Mental Health Matters
Mental health is a struggle for everyone including me.
We all have heard about mental health, and the month that is dedicated to it. But has anyone actually told you what it feels like to have a mental health problem. Mental health is a struggle for a lot of people and not many people know what to do when they know someone struggling with it. Let me share with you my journey so far with my mental health.

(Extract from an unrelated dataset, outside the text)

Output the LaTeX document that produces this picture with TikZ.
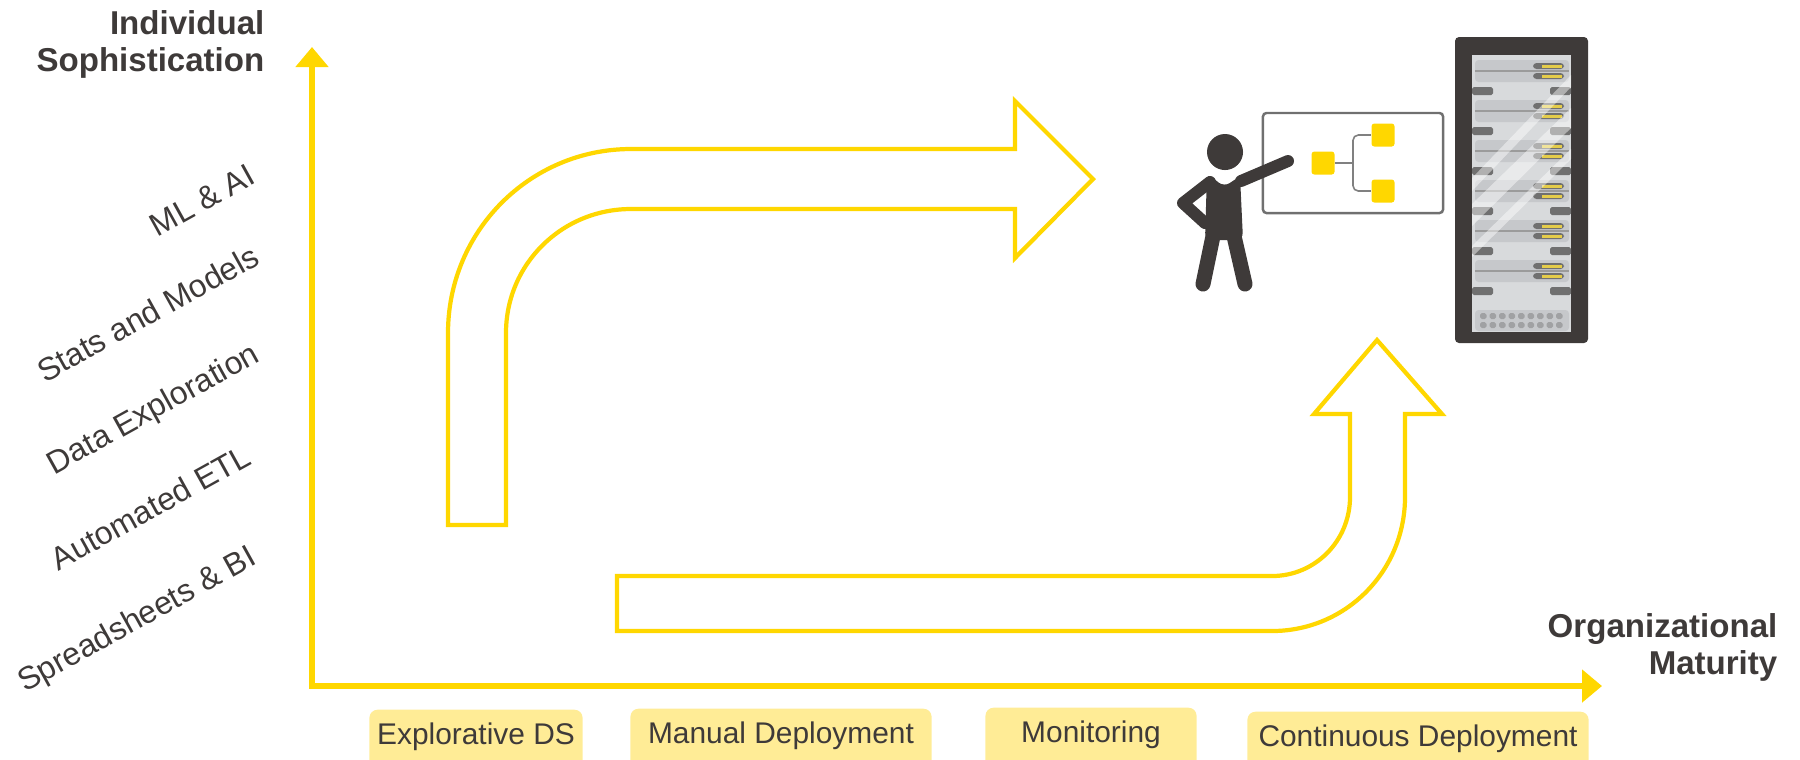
\documentclass[tikz,border=0pt]{standalone}
\usepackage{fontspec}
\setmainfont{Liberation Sans}
\usetikzlibrary{arrows.meta}

\definecolor{gold}{RGB}{255,215,0}
\definecolor{paleyellow}{RGB}{255,236,150}
\definecolor{ink}{RGB}{62,58,57}
\definecolor{boardgrey}{RGB}{112,112,112}
\definecolor{linegrey}{RGB}{128,128,128}
\definecolor{rackpanel}{RGB}{216,218,220}
\definecolor{rackunit}{RGB}{198,200,203}
\definecolor{rackrail}{RGB}{112,112,112}
\definecolor{ventgrey}{RGB}{160,161,163}
\definecolor{ledyellow}{RGB}{228,204,74}

\begin{document}
\begin{tikzpicture}[
  x=0.01cm, y=-0.01cm,
  axis/.style={draw=gold, line width=1.7pt, {Triangle[length=0.2cm, width=0.32cm]}-{Triangle[length=0.2cm, width=0.32cm]}},
  blockarrow/.style={draw=gold, line width=1.2pt, fill=white},
  axistitle/.style={align=right, inner sep=0, text=ink, font=\bfseries\fontsize{9.4}{10.4}\selectfont},
  level/.style={rotate=29, anchor=base east, inner sep=0, text=ink, font=\fontsize{9.1}{11}\selectfont},
  stage/.style={rectangle, fill=paleyellow, rounded corners=0.08cm, anchor=north, inner xsep=0, inner ysep=0,
    minimum height=0.62cm, text height=0.22cm, text depth=0.15cm, text=ink, font=\fontsize{8.5}{10}\selectfont},
  board/.style={rectangle, draw=boardgrey, line width=0.7pt, rounded corners=1pt, minimum width=1.8cm, minimum height=1.0cm},
  tile/.style={rectangle, fill=gold, rounded corners=0.8pt, minimum size=0.23cm, inner sep=0},
  tree/.style={draw=linegrey, line width=0.45pt, rounded corners=1.5pt},
  limb/.style={draw=ink, line cap=round, line join=round}
]
\useasboundingbox (0,0) rectangle (1800,759);

% axes
\coordinate (origin) at (312,686);
\coordinate (ytop) at (312,47);
\coordinate (xend) at (1602,686);
\draw[axis] (ytop) -- (origin) -- (xend);

\node[axistitle, anchor=north east] (ytitle) at (265,10) {Individual\\Sophistication};
\node[axistitle, anchor=north east] (xtitle) at (1778,613) {Organizational\\Maturity};

% skill levels along the vertical axis
\node[level] (ml) at (258,182) {ML \& AI};
\node[level] (stats) at (262,263) {Stats and Models};
\node[level] (explore) at (262,360) {Data Exploration};
\node[level] (etl) at (254,463) {Automated ETL};
\node[level] (sheets) at (259,563) {Spreadsheets \& BI};

% stages along the horizontal axis
\node[stage, minimum width=2.13cm] (explorative) at (476,709) {Explorative DS};
\node[stage, minimum width=3.01cm] (manual) at (781,708) {Manual Deployment};
\node[stage, minimum width=2.11cm] (monitoring) at (1091,707) {Monitoring};
\node[stage, minimum width=3.41cm] (continuous) at (1418,711) {Continuous Deployment};

% bent arrow: up, then right
\draw[blockarrow] (448,525) -- (448,333)
  .. controls (448,231) and (530,149) .. (631,149)
  -- (1015,149) -- (1015,101) -- (1093,179) -- (1015,258) -- (1015,209) -- (631,209)
  .. controls (562,209) and (506,264) .. (506,333)
  -- (506,525) -- cycle;

% bent arrow: right, then up
\draw[blockarrow] (617,576) -- (1272,576)
  .. controls (1315,576) and (1350,541) .. (1350,497)
  -- (1350,414) -- (1314,414) -- (1377,340) -- (1442,414) -- (1405,414) -- (1405,497)
  .. controls (1405,571) and (1346,631) .. (1272,631)
  -- (617,631) -- cycle;

% presenter at the board
\node[board] (board) at (1353,163) {};
\node[tile] (root) at (1323,163) {};
\node[tile] (leafa) at (1383,135) {};
\node[tile] (leafb) at (1383,191) {};
\coordinate (fork) at (1353,163);
\draw[tree] (root.east) -- (fork);
\draw[tree] (leafa.west) -| (fork) |- (leafb.west);

\fill[ink] (1225,152) circle[radius=0.18cm];
\fill[ink, rounded corners=2pt] (1207,173) -- (1224,187) -- (1240,176) -- (1243,240) -- (1205,240) -- cycle;
\draw[limb, line width=0.12cm] (1241,181) -- (1288,161);
\draw[limb, line width=0.12cm] (1210,182) -- (1183,203) -- (1205,223);
\draw[limb, line width=0.15cm] (1213,236) -- (1203,284);
\draw[limb, line width=0.15cm] (1234,236) -- (1245,284);

% server rack
\fill[ink, rounded corners=0.04cm] (1455,37) rectangle (1588,343);
\fill[rackpanel] (1472,55) rectangle (1571,332);
\foreach \k in {0,...,5}{
  \pgfmathsetmacro\top{60+40*\k}
  \fill[rackunit, rounded corners=1pt] (1475,\top) rectangle (1569,\top+22);
  \draw[rackrail!70, line width=0.3pt] (1475,\top+11) -- (1569,\top+11);
  \fill[rackrail, rounded corners=1pt] (1533,\top+3) rectangle (1564,\top+9);
  \fill[ledyellow] (1542,\top+4.5) rectangle (1562,\top+7.5);
  \fill[rackrail, rounded corners=1pt] (1533,\top+13) rectangle (1564,\top+19);
  \fill[ledyellow] (1542,\top+14.5) rectangle (1562,\top+17.5);
  \fill[rackrail, rounded corners=0.5pt] (1472,\top+27) rectangle (1493,\top+35);
  \fill[rackrail, rounded corners=0.5pt] (1550,\top+27) rectangle (1571,\top+35);
}
\fill[rackunit, rounded corners=1pt] (1475,310) rectangle (1569,331);
\foreach \i in {0,...,8}
  \foreach \j in {0,1}
    \fill[ventgrey, rounded corners=0.5pt] ({1480+9.5*\i},{313+9*\j}) rectangle +(6.5,6);

% glass reflections
\begin{scope}
  \clip (1472,55) rectangle (1571,332);
  \fill[white, opacity=0.45] (1472,178) -- (1571,75) -- (1571,87) -- (1472,191) -- cycle;
  \fill[white, opacity=0.45] (1472,204) -- (1571,108) -- (1571,128) -- (1472,226) -- cycle;
  \fill[white, opacity=0.45] (1472,246) -- (1571,149) -- (1571,159) -- (1472,257) -- cycle;
\end{scope}

\end{tikzpicture}
\end{document}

I wasn’t properly diagnosed with anxiety and depression until I was seventeen so I’m still fairly new to it all. Most people believe anxiety is just something that makes you extra nervous about stuff but there’s more to anxiety than what people know. I have weeks or sometimes months where I can’t sleep because thoughts creep into my head. What is death gonna be like? I don’t want to die. It’s okay I’m only twenty I still have a good bit of time. Is my dad dying? He’s close to that age. Is he taking care of himself? Of course he is, why wouldn’t he. Do the people in my life actually care about me and want me around? If they care about me they would want me around right? Why am I thinking so much right now? I need to go to sleep, it's 2:30 in the morning. I can’t stop thinking, I know I need to sleep but I can’t. Does my boyfriend actually care about me? Of course he does what I am thinking, we’ve been together for almost two years. But something could happen and he won’t love me anymore. 4:45 in the morning hits and I’m still laying wide awake having a panic attack because my thoughts took over.

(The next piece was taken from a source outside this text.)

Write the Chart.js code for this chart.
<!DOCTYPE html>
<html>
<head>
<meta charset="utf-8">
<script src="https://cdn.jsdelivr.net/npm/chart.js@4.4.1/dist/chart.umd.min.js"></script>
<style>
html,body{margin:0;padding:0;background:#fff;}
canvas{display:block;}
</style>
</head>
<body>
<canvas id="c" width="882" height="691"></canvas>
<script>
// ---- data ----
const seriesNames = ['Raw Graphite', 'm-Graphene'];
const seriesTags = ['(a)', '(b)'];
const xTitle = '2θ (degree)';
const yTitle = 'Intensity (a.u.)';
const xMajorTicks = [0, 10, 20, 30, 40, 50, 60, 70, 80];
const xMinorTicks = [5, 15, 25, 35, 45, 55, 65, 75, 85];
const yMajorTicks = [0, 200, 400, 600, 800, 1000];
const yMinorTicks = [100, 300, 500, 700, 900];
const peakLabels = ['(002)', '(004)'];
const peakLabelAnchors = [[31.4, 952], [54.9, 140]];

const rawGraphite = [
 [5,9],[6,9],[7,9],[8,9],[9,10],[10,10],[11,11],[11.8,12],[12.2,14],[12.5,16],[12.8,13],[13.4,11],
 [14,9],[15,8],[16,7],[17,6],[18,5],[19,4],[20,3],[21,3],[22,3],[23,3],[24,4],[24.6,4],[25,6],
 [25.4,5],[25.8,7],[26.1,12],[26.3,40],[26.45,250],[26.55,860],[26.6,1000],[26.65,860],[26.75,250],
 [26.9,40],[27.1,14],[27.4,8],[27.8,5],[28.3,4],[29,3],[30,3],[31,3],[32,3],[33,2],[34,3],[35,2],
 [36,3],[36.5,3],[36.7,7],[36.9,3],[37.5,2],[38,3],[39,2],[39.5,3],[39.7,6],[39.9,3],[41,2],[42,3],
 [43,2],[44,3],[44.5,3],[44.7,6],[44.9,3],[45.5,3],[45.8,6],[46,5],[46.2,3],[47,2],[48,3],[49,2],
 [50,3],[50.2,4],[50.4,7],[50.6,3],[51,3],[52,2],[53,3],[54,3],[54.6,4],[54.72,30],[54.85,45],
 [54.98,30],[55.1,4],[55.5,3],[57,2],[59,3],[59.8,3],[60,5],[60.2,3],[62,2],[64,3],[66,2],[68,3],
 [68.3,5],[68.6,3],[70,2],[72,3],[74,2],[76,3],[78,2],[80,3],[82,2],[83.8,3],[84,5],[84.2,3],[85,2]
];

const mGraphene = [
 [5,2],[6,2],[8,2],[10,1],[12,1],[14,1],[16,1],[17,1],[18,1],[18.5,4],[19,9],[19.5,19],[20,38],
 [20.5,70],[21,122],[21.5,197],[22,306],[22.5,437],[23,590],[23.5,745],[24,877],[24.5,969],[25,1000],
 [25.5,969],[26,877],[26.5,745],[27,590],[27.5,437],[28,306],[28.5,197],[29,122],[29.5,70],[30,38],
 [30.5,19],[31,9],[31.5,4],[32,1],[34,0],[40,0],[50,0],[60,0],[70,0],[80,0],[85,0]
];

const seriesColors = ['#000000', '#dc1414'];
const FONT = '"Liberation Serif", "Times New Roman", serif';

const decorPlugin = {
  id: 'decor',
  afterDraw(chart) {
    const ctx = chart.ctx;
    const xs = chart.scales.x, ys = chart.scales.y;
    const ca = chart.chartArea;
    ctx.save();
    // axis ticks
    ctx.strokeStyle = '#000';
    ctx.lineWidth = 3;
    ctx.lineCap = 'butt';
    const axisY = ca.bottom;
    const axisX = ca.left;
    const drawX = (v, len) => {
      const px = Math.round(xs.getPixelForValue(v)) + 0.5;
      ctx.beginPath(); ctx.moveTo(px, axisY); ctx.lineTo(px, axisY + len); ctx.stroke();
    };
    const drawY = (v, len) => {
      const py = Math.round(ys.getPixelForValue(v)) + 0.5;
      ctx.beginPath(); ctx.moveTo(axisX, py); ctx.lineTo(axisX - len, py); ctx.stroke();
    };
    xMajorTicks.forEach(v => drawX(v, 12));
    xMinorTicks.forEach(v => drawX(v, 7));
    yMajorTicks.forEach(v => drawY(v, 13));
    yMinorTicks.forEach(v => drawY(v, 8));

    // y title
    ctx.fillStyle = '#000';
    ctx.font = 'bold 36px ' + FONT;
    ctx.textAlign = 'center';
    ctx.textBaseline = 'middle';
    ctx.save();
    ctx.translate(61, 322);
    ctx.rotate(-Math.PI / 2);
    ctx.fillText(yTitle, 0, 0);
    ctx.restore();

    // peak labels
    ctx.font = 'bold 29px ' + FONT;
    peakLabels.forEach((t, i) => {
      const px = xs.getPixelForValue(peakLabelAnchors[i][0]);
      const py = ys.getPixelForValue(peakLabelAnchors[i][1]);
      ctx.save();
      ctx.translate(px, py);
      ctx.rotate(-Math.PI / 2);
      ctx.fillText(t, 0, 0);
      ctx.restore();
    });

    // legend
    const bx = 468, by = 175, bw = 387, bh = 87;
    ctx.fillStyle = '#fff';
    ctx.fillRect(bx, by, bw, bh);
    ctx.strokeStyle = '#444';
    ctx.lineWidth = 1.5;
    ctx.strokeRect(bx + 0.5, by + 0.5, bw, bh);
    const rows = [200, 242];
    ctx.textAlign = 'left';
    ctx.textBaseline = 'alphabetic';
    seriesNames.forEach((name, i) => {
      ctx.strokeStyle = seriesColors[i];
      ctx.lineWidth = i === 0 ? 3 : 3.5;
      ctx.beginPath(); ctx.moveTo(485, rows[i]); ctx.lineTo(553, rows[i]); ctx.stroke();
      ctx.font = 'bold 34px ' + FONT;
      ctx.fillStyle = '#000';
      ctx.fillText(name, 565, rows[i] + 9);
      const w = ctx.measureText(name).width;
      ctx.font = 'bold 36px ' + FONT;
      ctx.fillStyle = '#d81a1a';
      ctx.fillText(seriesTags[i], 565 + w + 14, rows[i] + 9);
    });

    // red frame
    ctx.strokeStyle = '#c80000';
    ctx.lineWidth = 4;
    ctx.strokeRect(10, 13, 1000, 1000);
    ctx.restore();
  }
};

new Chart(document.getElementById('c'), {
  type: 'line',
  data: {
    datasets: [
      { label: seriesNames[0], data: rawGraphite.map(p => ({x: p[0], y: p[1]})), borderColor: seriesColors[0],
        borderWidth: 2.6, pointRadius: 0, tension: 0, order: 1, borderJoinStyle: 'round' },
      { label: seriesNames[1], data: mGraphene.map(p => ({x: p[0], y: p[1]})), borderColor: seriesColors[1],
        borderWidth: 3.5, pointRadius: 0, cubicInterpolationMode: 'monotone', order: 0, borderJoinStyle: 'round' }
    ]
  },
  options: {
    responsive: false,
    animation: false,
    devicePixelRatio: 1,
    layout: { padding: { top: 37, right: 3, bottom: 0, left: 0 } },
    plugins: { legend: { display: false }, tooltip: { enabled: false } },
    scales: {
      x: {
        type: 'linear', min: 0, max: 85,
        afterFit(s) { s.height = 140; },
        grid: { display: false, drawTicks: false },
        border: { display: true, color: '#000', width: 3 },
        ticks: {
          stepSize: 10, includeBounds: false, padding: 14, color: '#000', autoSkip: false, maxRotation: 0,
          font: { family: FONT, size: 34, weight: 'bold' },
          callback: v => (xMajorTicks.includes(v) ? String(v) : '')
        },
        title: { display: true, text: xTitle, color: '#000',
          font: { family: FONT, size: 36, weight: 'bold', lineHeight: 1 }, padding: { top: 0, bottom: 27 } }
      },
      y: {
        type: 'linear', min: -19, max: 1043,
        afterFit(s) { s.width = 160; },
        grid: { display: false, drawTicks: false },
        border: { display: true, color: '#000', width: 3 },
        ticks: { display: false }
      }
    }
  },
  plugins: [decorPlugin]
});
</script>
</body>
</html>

Anxiety has intrusive thoughts and I can’t escape them all the time. But that’s not the only thing that comes with anxiety. The other part of anxiety that affects me the most is what keeps me from doing things that I want to. No matter how badly I want to, I just can’t. The first time I felt this way I didn’t know what was going on. I was starting my first job, I was nervous like any other person would be but then I got to thinking. What if my coworkers don’t like me? Will I get fired if my boss doesn’t like me? What will happen if I mess up? It’s only my first day, it can't be that bad, shit I’m running late. Constantly, all that went through my head was how bad I was going to be and how no one would like me.
Depression is harder to manage, most people think it’s just being extra sad but it’s not. Some of the time I am able to notice when my depression is getting worse than it normally is. I’ll have what I call a cleaning spurt. I will clean the whole room, do laundry, change my bedding, scrub the floors and walls, sweep, dust, the whole nine yards. The next day I will clean up any tiny mess that I have in my room, and when it hits me I won’t get out of bed, I won’t shower, I won’t brush my teeth. I still have yet to understand how to cope and deal with my depression, all I know is that the one thing I wished people knew was that all I want is for someone to ask me if I was okay, to ask me if I want to talk, and the biggest one is just to hold me.
PTSD and panic attacks are something that everyone deals with differently. Panic attacks are easier for me to deal with than PTSD. When I have a panic attack I try to remind myself that I'm safe and that everything will be fine. If that doesn't work then I go with the good ole medication that a doctor prescribes for someone that suffers with anxiety and panic attacks. My PTSD is a different story, I don't really have a great way to get control over it. When my PTSD gets bad its from nightmares I have from my past. I've gotten better at ignoring it for the most part but there are some times where I just can't ignore it.
Everyone struggles with their mental health and they have different ways of coping with it. I wanted to be able to share my journey with my mental health and what happens to me with my mental health. I hope that someday this will help you if you are struggling with mental health or if you know someone who is struggling with mental health.